By Brandon Moseley
Alabama Political Reporter
On Friday, Alabama Attorney General Luther Strange (R) announced that a three judge federal court panel has ruled on a 2-1 decision that the new districts for the Alabama House and Senate did not violate federal law.
Attorney General Strange said, “I am committed to protecting every citizen’s right to vote for equal representation in state government. I have believed from the beginning of this process that Alabama complied with all legal and constitutional requirements in adopting the new district lines, and I am pleased that the court agreed with our position that the new legislative districts are consistent with federal law.”

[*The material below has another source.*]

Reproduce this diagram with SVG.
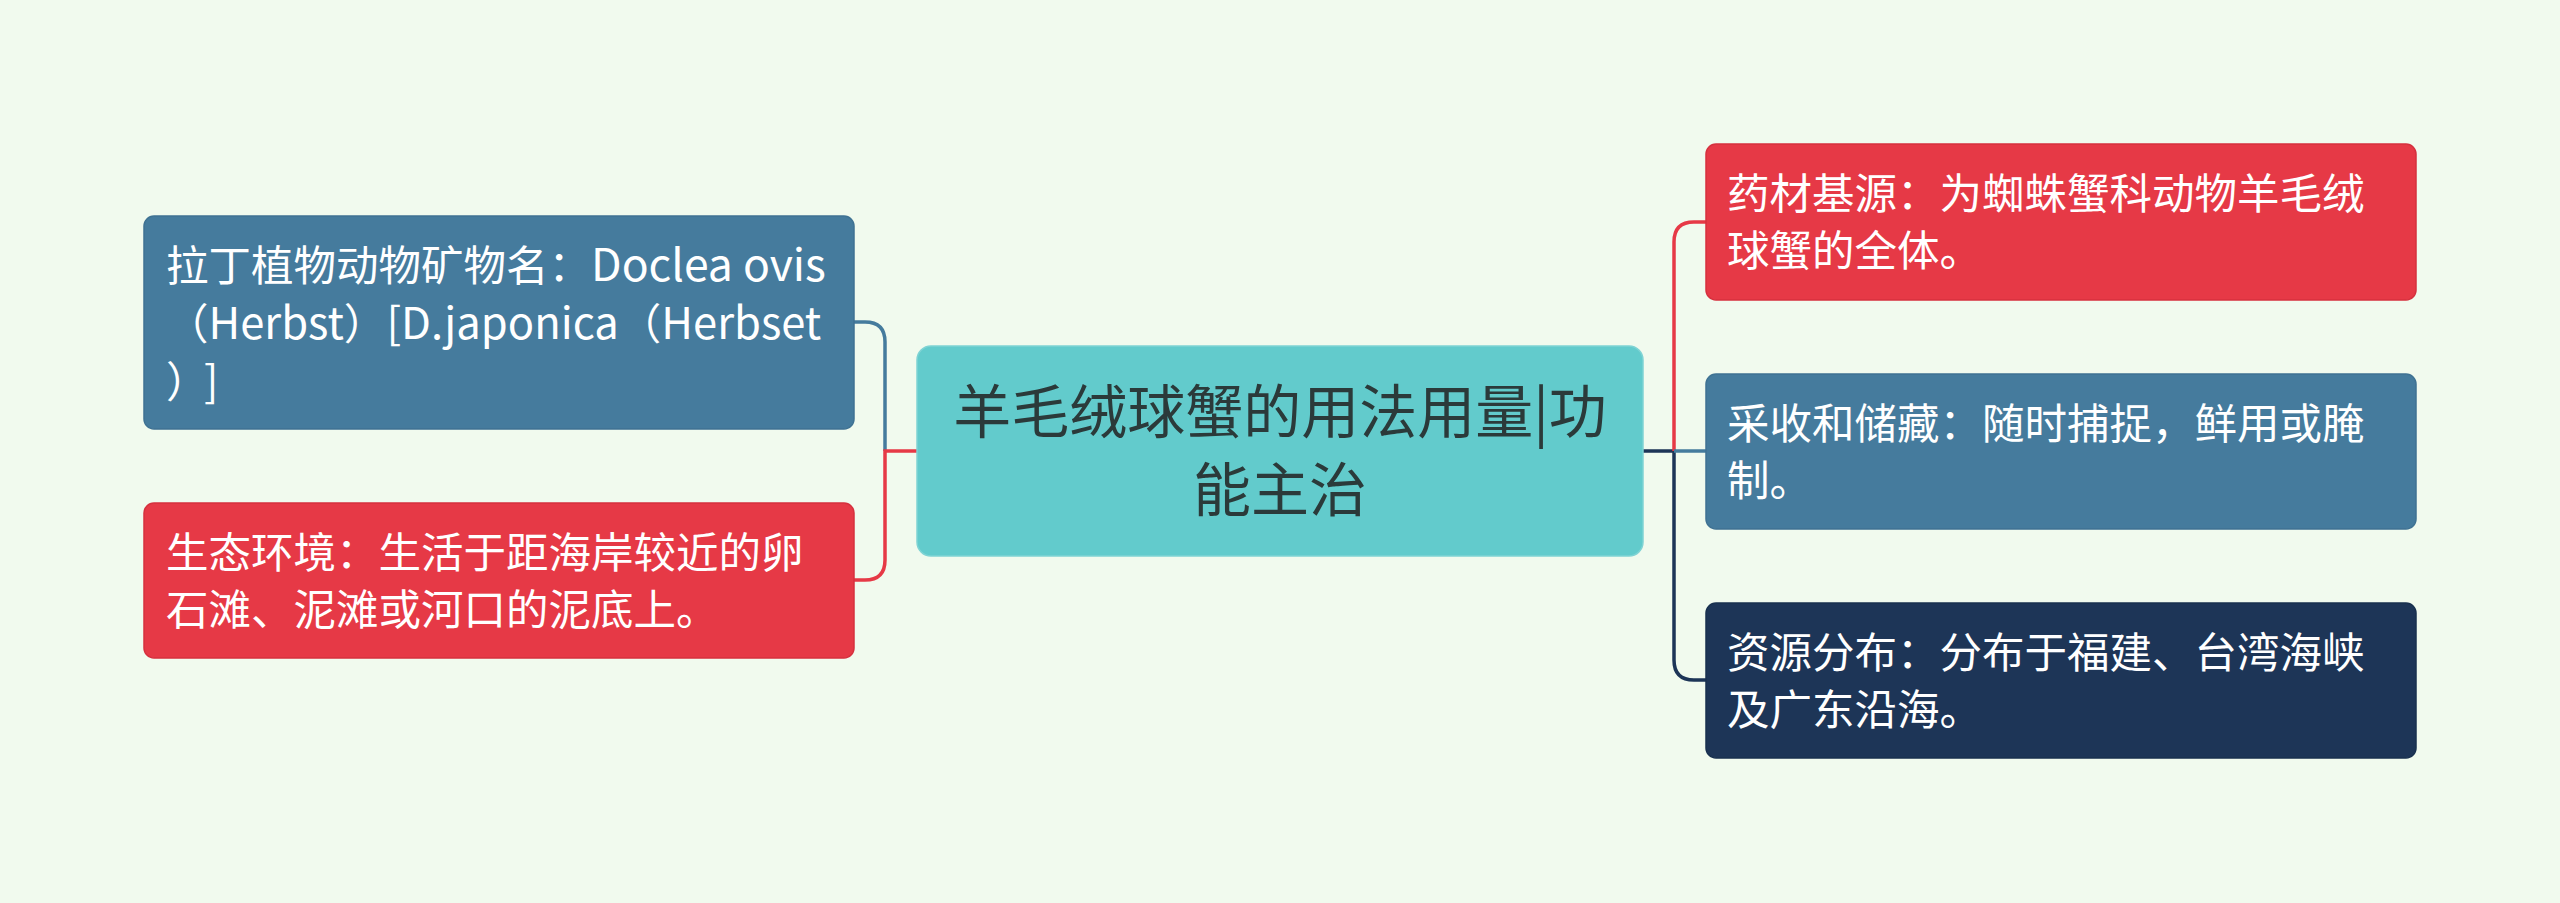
<svg xmlns="http://www.w3.org/2000/svg" width="2560" height="903" viewBox="0 0 2560 903">
<style>
.bg{fill:#f1faee}
.node rect{stroke-width:1.5}
.red rect{fill:#e63946;stroke:#d6303e}
.blue rect{fill:#457b9d;stroke:#3f7293}
.navy rect{fill:#1d3557;stroke:#18304f}
.center rect{fill:#62cbcc;stroke:#7fd3d4}
.t{font-family:"Noto Sans CJK SC","Noto Sans",sans-serif;font-size:42.5px;fill:#ffffff}
.lat{font-size:44.5px}
.lat2{font-size:43.5px}
.ct{font-family:"Noto Sans CJK SC","Noto Sans",sans-serif;font-size:58px;fill:#2b3a3a;text-anchor:middle}
.c{fill:none;stroke-width:3.5;stroke-linecap:butt}
</style>
<rect class="bg" x="0" y="0" width="2560" height="903"/>
<g id="connectors">
<path class="c" stroke="#457b9d" d="M854 322 H865 Q885 322 885 342 V451"/>
<path class="c" stroke="#e63946" d="M854 580 H865 Q885 580 885 560 V451 H918"/>
<path class="c" stroke="#1d3557" d="M1642 451 H1674 V660 Q1674 680 1694 680 H1706"/>
<path class="c" stroke="#e63946" d="M1674 451 V242 Q1674 222 1694 222 H1706"/>
<path class="c" stroke="#457b9d" d="M1674 451 H1706"/>
</g>
<g id="node-center" class="node center">
<rect x="917" y="346" width="726" height="210" rx="14"/>
<text class="ct"><tspan x="1280" y="433">羊毛绒球蟹的用法用量|功</tspan><tspan x="1280" y="511">能主治</tspan></text>
</g>
<g id="node-latin" class="node blue">
<rect x="144" y="216" width="710" height="213" rx="10"/>
<text class="t"><tspan x="166" y="281">拉丁植物动物矿物名：</tspan><tspan class="lat">Doclea ovis</tspan><tspan x="166" y="339">（</tspan><tspan class="lat2">Herbst</tspan><tspan>）</tspan><tspan class="lat2">[D.japonica</tspan><tspan>（</tspan><tspan class="lat2">Herbset</tspan><tspan x="166" y="397">）</tspan><tspan x="204" y="397">]</tspan></text>
</g>
<g id="node-habitat" class="node red">
<rect x="144" y="503" width="710" height="155" rx="10"/>
<text class="t"><tspan x="166" y="568">生态环境：生活于距海岸较近的卵</tspan><tspan x="166" y="625">石滩、泥滩或河口的泥底上。</tspan></text>
</g>
<g id="node-source" class="node red">
<rect x="1706" y="144" width="710" height="156" rx="10"/>
<text class="t"><tspan x="1727" y="209">药材基源：为蜘蛛蟹科动物羊毛绒</tspan><tspan x="1727" y="266">球蟹的全体。</tspan></text>
</g>
<g id="node-harvest" class="node blue">
<rect x="1706" y="374" width="710" height="155" rx="10"/>
<text class="t"><tspan x="1727" y="439">采收和储藏：随时捕捉，鲜用或腌</tspan><tspan x="1727" y="496">制。</tspan></text>
</g>
<g id="node-distribution" class="node navy">
<rect x="1706" y="603" width="710" height="155" rx="10"/>
<text class="t"><tspan x="1727" y="668">资源分布：分布于福建、台湾海峡</tspan><tspan x="1727" y="725">及广东沿海。</tspan></text>
</g>
</svg>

The Joint Chairmen of the Committee on Redistricting were Senator Gerald Dial (R) from Lineville and Representative Jim McClendon (R) from Springville.
Chairman Jim McClendon told The Alabama Political Reporter on Tuesday, “Alabama State Sen. Dial & I along with the 22 member Committee and the Speaker and Pro-Tem proposed a plan that got DOJ preclearance in record time, withstood Federal judicial review, and created fair districts that accurately reflect the will of the voters in Alabama. I am proud to have had a roll in the process and am pleased both candidates and voters have this matter settled in ample time for the 2014 election.”
The Attorney General’s Office presented evidence and legal arguments to a panel of three federal judges over several days in August. On Friday, the court issued a 173-page order and opinion today as the result of that trial.
In 2011, the Alabama Legislature adopted new districts to account for population shifts reflected in the 2010 census. Article One, Section 2 of the United States Constitution calls for a national census every ten years:
“Enumeration shall be made within three Years after the first Meeting of the Congress of the United States, and within every subsequent Term of ten Years, in such Manner as they shall by Law direct.”
The Census is then used for redistricting Congress, the legislature, and state school board. The actual redistricting is performed by each individual state based on the numbers in the most recent Census. In Alabama the Permanent Committee on Redistricting is assigned the responsibility of performing this Constitutional role. The Permanent Committee on Redistricting is composed of nine Senate Republicans, two Senate Democrats, seven House Republicans, and four House Democrats. The distribution between the two political parties is based on their representation in their respective houses. After the election of 2010, the Republican Party won control of both the Alabama House and Senate. The goal of the Committee is to create fair districts; but redistricting is a political process. The Joint Chairmen of the Committee on Redistricting were Sen. Gerald Dial (R) from Lineville and Representative Jim McClendon (R) from Springville.
Under the Civil Rights Act of 1964 southern states were forced to submit their redistricting plans to the U.S. Department of Justice for preclearance. The U.S. Supreme Court has since ruled that that clause is antiquated and no longer necessary, but the 2012 redistricting plan was approved by President Obama’s U.S. Justice Department prior to that ruling.
After the Federal Department of Justice pre-cleared the new districts, the Alabama Legislative Black Caucus, the Alabama Democratic Conference, and state Representative Demtrius Newton (D) sued the state of Alabama under Section 2 of the Voting Rights Act and the Equal Protection Clause of the United States Constitution, claiming that the new districts were racially discriminatory. Rep. Newton’s district was merged into two neighboring districts under the plan. Rep. Newton passed away on September 11, 2013.
AG Strange said, “This was a complex case that required skilled and talented legal counsel, and it has been a top priority for my office. I am proud of the evidence we presented and grateful for the attorneys who helped achieve this successful result.” Strange Deputy Attorney General Jack Park and Assistant Attorneys General Jim Davis and Misty Messick for their work on the case.
A special three-judge panel heard evidence in the case over several days of trial. The panel concluded 2-to-1 that the new districts are not discriminatory and do not violate the Voting Rights Act or the United States Constitution.
If no higher court rules against the redistricting plan, then those districts will be used as the districts for the 2014 primaries which are scheduled for June 3.